Sedation and analgesia from prolonged pain and stress during mechanical ventilation in preterm infants: is dexmedetomidine an alternative to current practice?

Mechanical ventilation is an uncomfortable and potentially painful intervention. Opioids, such as morphine and fentanyl, are used for analgesia and sedation but there is uncertainty whether they reduce pain in mechanically ventilated infants. Moreover, there may be short-term and long-term adverse consequences such as respiratory depression leading to prolonged mechanical ventilation and detrimental long-term neurodevelopmental effects. Despite this, opioids are widely used, possibly due to a lack of alternatives.Dexmedetomidine, a highly selective alpha-2-adrenergic agonist with analgesic and sedative effects, currently approved for adults, has come into use in newborn infants.
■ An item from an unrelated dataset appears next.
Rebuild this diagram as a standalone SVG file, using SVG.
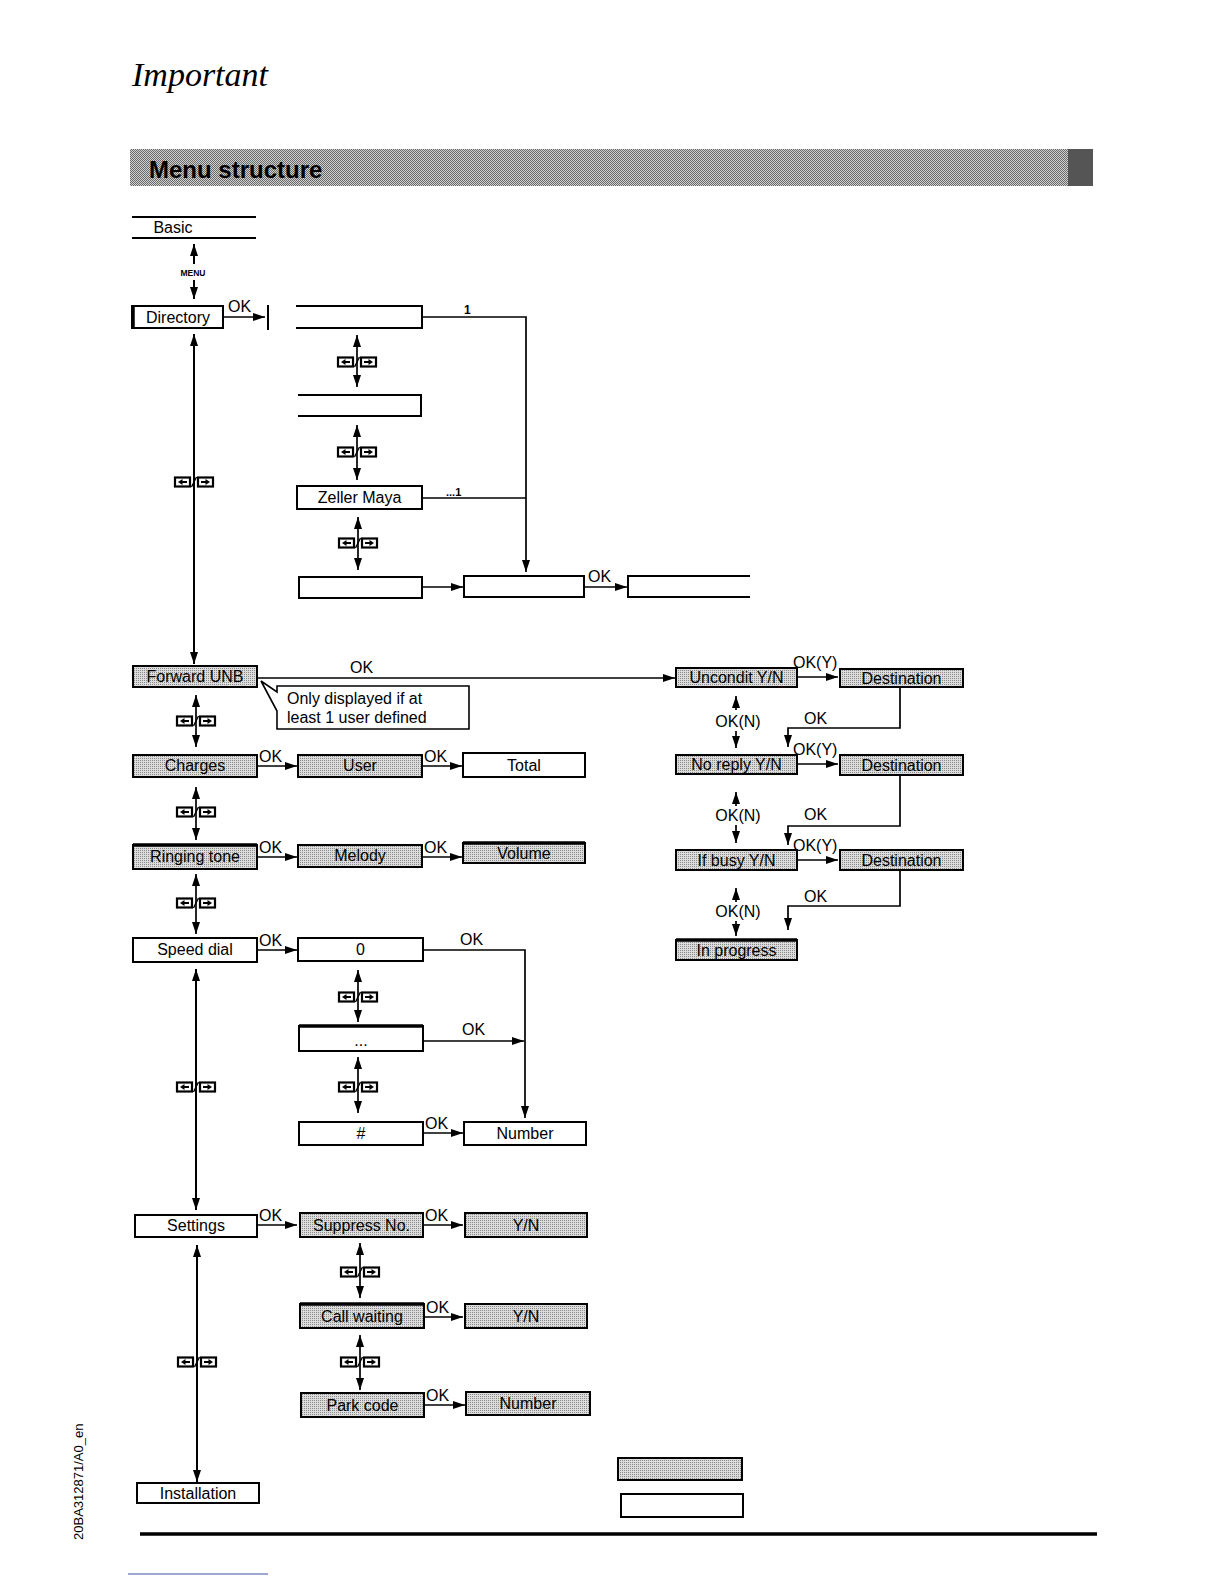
<svg xmlns="http://www.w3.org/2000/svg" xmlns:xlink="http://www.w3.org/1999/xlink" width="1224" height="1584" viewBox="0 0 1224 1584">
<style>
.b{fill:#fff;stroke:#000;stroke-width:2}
.s{fill:url(#dots);stroke:#000;stroke-width:2}
.o{fill:none;stroke:#000;stroke-width:2}
.t{font-family:"Liberation Sans",Arial,sans-serif;font-size:16px;text-anchor:middle;fill:#000}
.l{font-family:"Liberation Sans",Arial,sans-serif;font-size:16px;fill:#000}
.c{fill:none;stroke:#000;stroke-width:1.7}
.m{fill:none;stroke:#000;stroke-width:2}
.ar{marker-end:url(#a)}
.da{marker-start:url(#a);marker-end:url(#a)}
.tk{stroke:#000;stroke-width:3.5}
</style>
<defs>
<pattern id="dots" width="2" height="2" patternUnits="userSpaceOnUse"><rect width="2" height="2" fill="#dcdcdc"/><rect width="1" height="1" fill="#8a8a8a"/></pattern>
<pattern id="hdr" width="2" height="2" patternUnits="userSpaceOnUse"><rect width="2" height="2" fill="#d0d0d0"/><rect width="1" height="1" fill="#6a6a6a"/><rect x="1" y="1" width="1" height="1" fill="#6a6a6a"/></pattern>
<marker id="a" viewBox="0 0 12 8" refX="12" refY="4" markerWidth="12" markerHeight="8" markerUnits="userSpaceOnUse" orient="auto-start-reverse"><path d="M0,0 L12,4 L0,8 z" fill="#000"/></marker>
<g id="keys">
<rect x="-19" y="-4.5" width="15" height="9" fill="#fff" stroke="#000" stroke-width="2.2"/>
<path d="M-7,0 H-13" stroke="#000" stroke-width="2"/><path d="M-16,0 L-11.5,-3 L-11.5,3 z" fill="#000"/>
<path d="M-2.5,5 L2.5,-5" stroke="#000" stroke-width="1.4"/>
<rect x="4" y="-4.5" width="15" height="9" fill="#fff" stroke="#000" stroke-width="2.2"/>
<path d="M7,0 H13" stroke="#000" stroke-width="2"/><path d="M16,0 L11.5,-3 L11.5,3 z" fill="#000"/>
</g>
</defs>
<rect width="1224" height="1584" fill="#fff"/>

<text x="132" y="86" font-family="Liberation Serif, serif" font-style="italic" font-size="34">Important</text>
<g id="header">
<rect x="130" y="149" width="963" height="37" fill="url(#hdr)"/>
<rect x="1068" y="149" width="25" height="37" fill="#555"/>
<text x="149" y="178" font-family="Liberation Sans, Arial, sans-serif" font-weight="bold" font-size="24">Menu structure</text>
</g>

<!-- nodes -->
<g id="n-basic"><path d="M132,217 H256 M132,238 H256" class="o"/><text class="t" x="173" y="233" font-size="15">Basic</text></g>
<g id="n-directory"><rect class="b" x="132" y="306" width="91" height="22"/><path d="M133,305 V329" class="tk"/><text class="t" x="178" y="323">Directory</text></g>
<g id="n-dir1"><path d="M268,305 V330" class="o"/><path d="M296,306 H422 V328 H296" class="o"/></g>
<g id="n-dir2"><path d="M298,395 H421 V416 H298" class="o"/></g>
<g id="n-zeller"><rect class="b" x="297" y="486" width="125" height="23"/><text class="t" x="359.5" y="503">Zeller Maya</text></g>
<g id="n-dir3"><rect class="b" x="299" y="577" width="123" height="21"/></g>
<g id="n-dir4"><rect class="b" x="464" y="576" width="120" height="21"/></g>
<g id="n-dir5"><path d="M750,576 H628 V597 H750" class="o"/></g>

<g id="n-forward"><rect class="s" x="133" y="666" width="124" height="21"/><text class="t" x="195" y="682">Forward UNB</text></g>
<g id="n-callout"><path d="M277,686 H469 V729 H277 V711 L261,681 L277,692 Z" fill="#fff" stroke="#000" stroke-width="1.6"/>
<text class="l" x="287" y="704">Only displayed if at</text><text class="l" x="287" y="723">least 1 user defined</text></g>
<g id="n-charges"><rect class="s" x="133" y="755" width="124" height="22"/><text class="t" x="195" y="771">Charges</text></g>
<g id="n-user"><rect class="s" x="298" y="755" width="124" height="22"/><text class="t" x="360" y="771">User</text></g>
<g id="n-total"><rect class="b" x="463" y="753" width="122" height="24" stroke-width="2.6"/><text class="t" x="524" y="771">Total</text></g>
<g id="n-ringing"><rect class="s" x="133" y="845" width="124" height="24"/><path d="M133,845 H257" class="tk"/><text class="t" x="195" y="862">Ringing tone</text></g>
<g id="n-melody"><rect class="s" x="298" y="845" width="124" height="22"/><text class="t" x="360" y="861">Melody</text></g>
<g id="n-volume"><rect class="s" x="463" y="843" width="122" height="20"/><path d="M463,843 H585" class="tk"/><text class="t" x="524" y="859">Volume</text></g>

<g id="n-uncondit"><rect class="s" x="676" y="668" width="121" height="19"/><text class="t" x="736.5" y="683">Uncondit  Y/N</text></g>
<g id="n-dest1"><rect class="s" x="840" y="669" width="123" height="18"/><text class="t" x="901.5" y="684">Destination</text></g>
<g id="n-noreply"><rect class="s" x="676" y="755" width="121" height="19"/><text class="t" x="736.5" y="770">No reply Y/N</text></g>
<g id="n-dest2"><rect class="s" x="840" y="755" width="123" height="20"/><text class="t" x="901.5" y="771">Destination</text></g>
<g id="n-ifbusy"><rect class="s" x="676" y="850" width="121" height="20"/><text class="t" x="736.5" y="866">If busy Y/N</text></g>
<g id="n-dest3"><rect class="s" x="840" y="850" width="123" height="20"/><text class="t" x="901.5" y="866">Destination</text></g>
<g id="n-inprogress"><rect class="s" x="676" y="940" width="121" height="20"/><path d="M676,940 H797" class="tk"/><text class="t" x="736.5" y="956">In progress</text></g>

<g id="n-speed"><rect class="b" x="133" y="938" width="124" height="24"/><text class="t" x="195" y="955">Speed dial</text></g>
<g id="n-sd0"><rect class="b" x="298" y="938" width="125" height="23"/><text class="t" x="360.5" y="955">0</text></g>
<g id="n-sddots"><rect class="b" x="299" y="1026" width="124" height="25"/><path d="M299,1026 H423" class="tk"/><text class="t" x="361" y="1046">...</text></g>
<g id="n-sdhash"><rect class="b" x="299" y="1122" width="124" height="23"/><text class="t" x="361" y="1139">#</text></g>
<g id="n-sdnumber"><rect class="b" x="464" y="1122" width="122" height="23"/><text class="t" x="525" y="1139">Number</text></g>

<g id="n-settings"><rect class="b" x="135" y="1215" width="122" height="22"/><text class="t" x="196" y="1231">Settings</text></g>
<g id="n-suppress"><rect class="s" x="300" y="1213" width="123" height="24"/><text class="t" x="361.5" y="1231">Suppress No.</text></g>
<g id="n-yn1"><rect class="s" x="465" y="1213" width="122" height="24"/><text class="t" x="526" y="1231">Y/N</text></g>
<g id="n-callwait"><rect class="s" x="300" y="1304" width="124" height="24"/><path d="M300,1304 H424" class="tk"/><text class="t" x="362" y="1322">Call waiting</text></g>
<g id="n-yn2"><rect class="s" x="465" y="1304" width="122" height="24"/><text class="t" x="526" y="1322">Y/N</text></g>
<g id="n-park"><rect class="s" x="301" y="1393" width="123" height="24"/><text class="t" x="362.5" y="1411">Park code</text></g>
<g id="n-parknumber"><rect class="s" x="466" y="1392" width="124" height="23"/><text class="t" x="528" y="1409">Number</text></g>
<g id="n-install"><rect class="b" x="137" y="1483" width="122" height="20"/><text class="t" x="198" y="1499">Installation</text></g>

<g id="legend"><rect class="s" x="618" y="1458" width="124" height="22"/><rect class="b" x="621" y="1494" width="122" height="23"/></g>

<!-- connectors -->
<g id="connectors">
<path d="M194,264 V244" class="m ar"/><path d="M194,280 V299" class="m ar"/>
<text x="193" y="276" font-family="Liberation Sans, Arial, sans-serif" font-weight="bold" font-size="8.5" text-anchor="middle">MENU</text>

<path d="M223,317 H265" class="c ar"/><text class="l" x="228" y="312">OK</text>
<path d="M422,317 H526 V572" class="c ar"/><text x="464" y="314" font-family="Liberation Sans, Arial, sans-serif" font-weight="bold" font-size="12">1</text>
<path d="M422,498 H526" class="c"/><text x="446" y="496" font-family="Liberation Sans, Arial, sans-serif" font-weight="bold" font-size="11">...1</text>
<path d="M357,335 V387" class="c da"/><use xlink:href="#keys" x="357" y="362"/>
<path d="M357,425 V480" class="c da"/><use xlink:href="#keys" x="357" y="452"/>
<path d="M358,517 V570" class="c da"/><use xlink:href="#keys" x="358" y="543"/>
<path d="M422,587 H463" class="c ar"/>
<path d="M584,587 H627" class="c ar"/><text class="l" x="588" y="582">OK</text>

<path d="M194,334 V664" class="m da"/><use xlink:href="#keys" x="194" y="482"/>
<path d="M257,678 H675" class="c ar"/><text class="l" x="350" y="673">OK</text>
<path d="M196,695 V747" class="c da"/><use xlink:href="#keys" x="196" y="721"/>
<path d="M257,766 H297" class="c ar"/><text class="l" x="259" y="762">OK</text>
<path d="M422,766 H462" class="c ar"/><text class="l" x="424" y="762">OK</text>
<path d="M196,787 V840" class="c da"/><use xlink:href="#keys" x="196" y="812"/>
<path d="M257,857 H297" class="c ar"/><text class="l" x="259" y="853">OK</text>
<path d="M422,857 H462" class="c ar"/><text class="l" x="424" y="853">OK</text>
<path d="M196,874 V934" class="c da"/><use xlink:href="#keys" x="196" y="903"/>

<path d="M797,677 H838" class="c ar"/><text class="l" x="793" y="668">OK(Y)</text>
<path d="M797,764 H838" class="c ar"/><text class="l" x="793" y="755">OK(Y)</text>
<path d="M797,860 H838" class="c ar"/><text class="l" x="793" y="851">OK(Y)</text>
<path d="M900,687 V728 H788 V747" class="c ar"/><text class="l" x="804" y="724">OK</text>
<path d="M900,775 V826 H788 V845" class="c ar"/><text class="l" x="804" y="820">OK</text>
<path d="M900,870 V906 H788 V930" class="c ar"/><text class="l" x="804" y="902">OK</text>
<path d="M736,710 V696" class="c ar"/><path d="M736,731 V748" class="c ar"/><text class="t" x="738" y="727">OK(N)</text>
<path d="M736,806 V792" class="c ar"/><path d="M736,825 V843" class="c ar"/><text class="t" x="738" y="821">OK(N)</text>
<path d="M736,902 V888" class="c ar"/><path d="M736,921 V936" class="c ar"/><text class="t" x="738" y="917">OK(N)</text>

<path d="M257,950 H297" class="c ar"/><text class="l" x="259" y="946">OK</text>
<path d="M423,950 H525 V1118" class="c ar"/><text class="l" x="460" y="945">OK</text>
<path d="M423,1041 H524" class="c ar"/><text class="l" x="462" y="1035">OK</text>
<path d="M358,970 V1022" class="c da"/><use xlink:href="#keys" x="358" y="997"/>
<path d="M358,1057 V1113" class="c da"/><use xlink:href="#keys" x="358" y="1087"/>
<path d="M423,1133 H463" class="c ar"/><text class="l" x="425" y="1129">OK</text>
<path d="M196,969 V1210" class="m da"/><use xlink:href="#keys" x="196" y="1087"/>

<path d="M257,1225 H297" class="c ar"/><text class="l" x="259" y="1221">OK</text>
<path d="M423,1225 H463" class="c ar"/><text class="l" x="425" y="1221">OK</text>
<path d="M360,1243 V1298" class="c da"/><use xlink:href="#keys" x="360" y="1272"/>
<path d="M424,1317 H463" class="c ar"/><text class="l" x="426" y="1313">OK</text>
<path d="M360,1335 V1390" class="c da"/><use xlink:href="#keys" x="360" y="1362"/>
<path d="M424,1405 H465" class="c ar"/><text class="l" x="426" y="1401">OK</text>
<path d="M197,1245 V1482" class="m da"/><use xlink:href="#keys" x="197" y="1362"/>
</g>

<text transform="translate(83,1540) rotate(-90)" font-family="Liberation Sans, Arial, sans-serif" font-size="13">20BA312871/A0_en</text>
<path d="M140,1534 H1097" stroke="#000" stroke-width="3.5"/>
<path d="M128,1574 H268" stroke="#3a55a0" stroke-width="1"/>
</svg>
It provides analgesia and simulates natural sleep with maintenance of spontaneous breathing and upper airway tone. Although data on pharmacokinetics-pharmacodynamics in preterm infants are scant, observational studies report that using dexmedetomidine in conjunction with opioids/benzodiazepines or on its own can reduce the cumulative exposure to opioids/benzodiazepines. As it does not cause respiratory depression, dexmedetomidine could enable quicker weaning and extubation. Dexmedetomidine has also been suggested as an adjunct to therapeutic hypothermia in hypoxic ischaemic encephalopathy and others have used it during painful procedures and surgery. Dexmedetomidine infusion can cause bradycardia and hypotension although most report clinically insignificant effects.The increasing number of publications of observational studies and clinical use demonstrates that dexmedetomidine is being used in newborn infants but data on safety and efficacy are scant and not of high quality. Importantly, there are no data on long-term neurodevelopmental impact on preterm or term-born infants. The acceptance of dexmedetomidine in routine clinical practice must be preceded by clinical evidence. We need adequately powered and well-designed randomised controlled trials investigating whether dexmedetomidine alone or with opioids/benzodiazepines in infants on mechanical ventilation reduces the need for opioids/benzodiazepine and improves neurodevelopment at 24 months and later as compared with the use of opioids/benzodiazepines alone.